* start Data segment *
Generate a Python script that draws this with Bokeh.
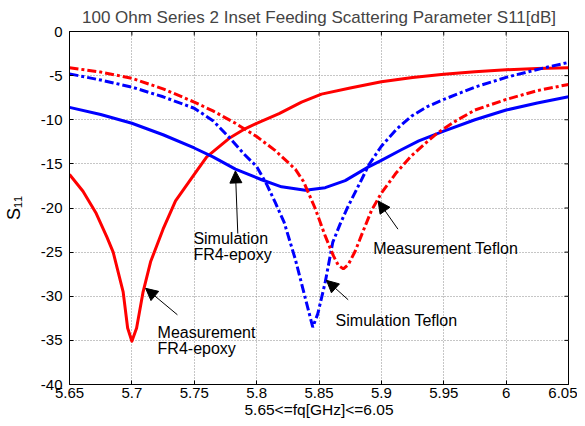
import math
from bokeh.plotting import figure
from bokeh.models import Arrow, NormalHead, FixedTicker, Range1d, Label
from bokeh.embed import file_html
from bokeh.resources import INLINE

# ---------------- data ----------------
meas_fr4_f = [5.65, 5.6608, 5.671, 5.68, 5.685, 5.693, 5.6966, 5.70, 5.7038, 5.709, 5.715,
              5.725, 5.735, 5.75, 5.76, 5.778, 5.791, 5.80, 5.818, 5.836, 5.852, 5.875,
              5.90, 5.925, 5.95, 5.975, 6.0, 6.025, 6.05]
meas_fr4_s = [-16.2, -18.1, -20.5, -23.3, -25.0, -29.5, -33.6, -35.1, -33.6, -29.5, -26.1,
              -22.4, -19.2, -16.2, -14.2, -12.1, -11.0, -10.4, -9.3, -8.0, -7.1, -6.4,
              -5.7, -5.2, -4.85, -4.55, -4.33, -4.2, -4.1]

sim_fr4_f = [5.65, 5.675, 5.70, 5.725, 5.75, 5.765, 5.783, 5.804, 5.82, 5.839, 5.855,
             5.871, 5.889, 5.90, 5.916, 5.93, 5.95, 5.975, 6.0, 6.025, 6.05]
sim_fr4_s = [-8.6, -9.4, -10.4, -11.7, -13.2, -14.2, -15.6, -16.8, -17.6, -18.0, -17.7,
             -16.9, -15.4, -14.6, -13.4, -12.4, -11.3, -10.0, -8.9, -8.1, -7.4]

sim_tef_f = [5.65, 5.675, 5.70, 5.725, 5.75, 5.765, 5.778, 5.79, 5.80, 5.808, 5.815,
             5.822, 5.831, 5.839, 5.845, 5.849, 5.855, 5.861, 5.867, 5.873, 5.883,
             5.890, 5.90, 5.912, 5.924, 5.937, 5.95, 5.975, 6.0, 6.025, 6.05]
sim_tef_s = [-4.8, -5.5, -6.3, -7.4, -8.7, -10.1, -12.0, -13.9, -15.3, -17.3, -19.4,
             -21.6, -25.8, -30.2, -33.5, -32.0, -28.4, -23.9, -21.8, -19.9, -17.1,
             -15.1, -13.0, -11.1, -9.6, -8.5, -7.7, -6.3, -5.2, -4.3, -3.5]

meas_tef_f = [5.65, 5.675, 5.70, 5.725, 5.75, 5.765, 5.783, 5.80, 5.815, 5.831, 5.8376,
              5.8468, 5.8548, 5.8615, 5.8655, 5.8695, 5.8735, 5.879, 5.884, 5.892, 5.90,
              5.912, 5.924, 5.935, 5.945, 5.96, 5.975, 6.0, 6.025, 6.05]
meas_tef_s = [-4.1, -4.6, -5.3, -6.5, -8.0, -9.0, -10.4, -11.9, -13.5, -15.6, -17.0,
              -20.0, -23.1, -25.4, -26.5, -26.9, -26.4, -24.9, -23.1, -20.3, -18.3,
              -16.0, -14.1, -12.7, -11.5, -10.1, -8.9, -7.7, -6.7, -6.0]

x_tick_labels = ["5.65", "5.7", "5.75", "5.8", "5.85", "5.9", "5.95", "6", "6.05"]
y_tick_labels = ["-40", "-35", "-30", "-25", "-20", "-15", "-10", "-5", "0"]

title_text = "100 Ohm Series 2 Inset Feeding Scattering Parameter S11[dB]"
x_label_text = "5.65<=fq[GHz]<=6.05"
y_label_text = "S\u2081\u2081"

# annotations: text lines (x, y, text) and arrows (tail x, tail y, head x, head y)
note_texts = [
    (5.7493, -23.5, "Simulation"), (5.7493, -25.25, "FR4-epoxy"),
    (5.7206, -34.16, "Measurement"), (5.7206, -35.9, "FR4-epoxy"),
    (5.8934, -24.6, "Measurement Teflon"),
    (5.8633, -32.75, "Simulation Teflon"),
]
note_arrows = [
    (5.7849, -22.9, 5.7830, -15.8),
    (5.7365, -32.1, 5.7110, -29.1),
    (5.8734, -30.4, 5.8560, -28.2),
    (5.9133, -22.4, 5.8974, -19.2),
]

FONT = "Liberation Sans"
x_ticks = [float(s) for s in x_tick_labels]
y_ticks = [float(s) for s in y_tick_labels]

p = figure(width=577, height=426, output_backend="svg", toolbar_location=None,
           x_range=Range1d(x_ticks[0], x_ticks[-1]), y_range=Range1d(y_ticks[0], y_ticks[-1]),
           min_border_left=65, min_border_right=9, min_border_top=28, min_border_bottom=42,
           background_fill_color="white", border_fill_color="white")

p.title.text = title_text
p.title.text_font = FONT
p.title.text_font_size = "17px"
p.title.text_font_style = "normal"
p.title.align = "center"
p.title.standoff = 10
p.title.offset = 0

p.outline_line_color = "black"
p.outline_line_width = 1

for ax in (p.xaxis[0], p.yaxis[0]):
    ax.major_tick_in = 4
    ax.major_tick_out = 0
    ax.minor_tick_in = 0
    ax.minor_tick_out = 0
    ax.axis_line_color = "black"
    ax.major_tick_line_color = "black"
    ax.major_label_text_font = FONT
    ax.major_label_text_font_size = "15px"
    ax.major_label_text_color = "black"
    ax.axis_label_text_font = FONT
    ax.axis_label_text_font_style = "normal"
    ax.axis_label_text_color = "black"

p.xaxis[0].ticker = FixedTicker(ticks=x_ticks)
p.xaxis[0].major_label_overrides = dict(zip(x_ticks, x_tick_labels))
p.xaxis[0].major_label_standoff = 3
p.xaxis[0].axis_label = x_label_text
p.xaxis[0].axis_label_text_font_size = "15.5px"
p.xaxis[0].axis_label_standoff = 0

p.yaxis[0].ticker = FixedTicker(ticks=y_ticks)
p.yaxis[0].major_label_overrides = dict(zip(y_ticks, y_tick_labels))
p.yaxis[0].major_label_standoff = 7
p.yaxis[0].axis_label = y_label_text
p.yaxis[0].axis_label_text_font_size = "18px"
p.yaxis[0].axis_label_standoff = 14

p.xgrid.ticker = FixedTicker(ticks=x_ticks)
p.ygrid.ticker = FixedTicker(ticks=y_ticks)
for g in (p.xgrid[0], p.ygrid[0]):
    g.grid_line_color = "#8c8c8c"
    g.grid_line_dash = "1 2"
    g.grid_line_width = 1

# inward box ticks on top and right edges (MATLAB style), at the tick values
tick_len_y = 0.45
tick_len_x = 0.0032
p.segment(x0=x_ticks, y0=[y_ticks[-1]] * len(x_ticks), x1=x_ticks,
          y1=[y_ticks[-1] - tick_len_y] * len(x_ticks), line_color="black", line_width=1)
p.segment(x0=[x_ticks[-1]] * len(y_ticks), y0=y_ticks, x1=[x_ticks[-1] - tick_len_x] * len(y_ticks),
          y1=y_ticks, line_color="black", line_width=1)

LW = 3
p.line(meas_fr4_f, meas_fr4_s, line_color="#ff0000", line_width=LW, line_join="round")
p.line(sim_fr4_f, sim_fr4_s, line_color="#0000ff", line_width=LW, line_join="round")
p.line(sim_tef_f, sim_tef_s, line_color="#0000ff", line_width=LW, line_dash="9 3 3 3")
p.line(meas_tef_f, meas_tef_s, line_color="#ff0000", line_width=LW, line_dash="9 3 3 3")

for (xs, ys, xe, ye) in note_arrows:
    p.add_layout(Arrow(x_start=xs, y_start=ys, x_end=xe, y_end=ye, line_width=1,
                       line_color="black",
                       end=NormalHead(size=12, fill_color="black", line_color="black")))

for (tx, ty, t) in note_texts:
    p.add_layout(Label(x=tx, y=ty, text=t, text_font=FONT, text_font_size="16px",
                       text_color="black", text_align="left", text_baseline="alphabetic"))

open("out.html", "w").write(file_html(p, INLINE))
* end Data segment *
• [Job]: Your task is to restate word for word the lines from the top of the data to the line containing "from bokeh.resources import INLINE", both ends included, with every picture left out.

• [Reply]:
Generate a Python script that draws this with Bokeh.
import math
from bokeh.plotting import figure
from bokeh.models import Arrow, NormalHead, FixedTicker, Range1d, Label
from bokeh.embed import file_html
from bokeh.resources import INLINE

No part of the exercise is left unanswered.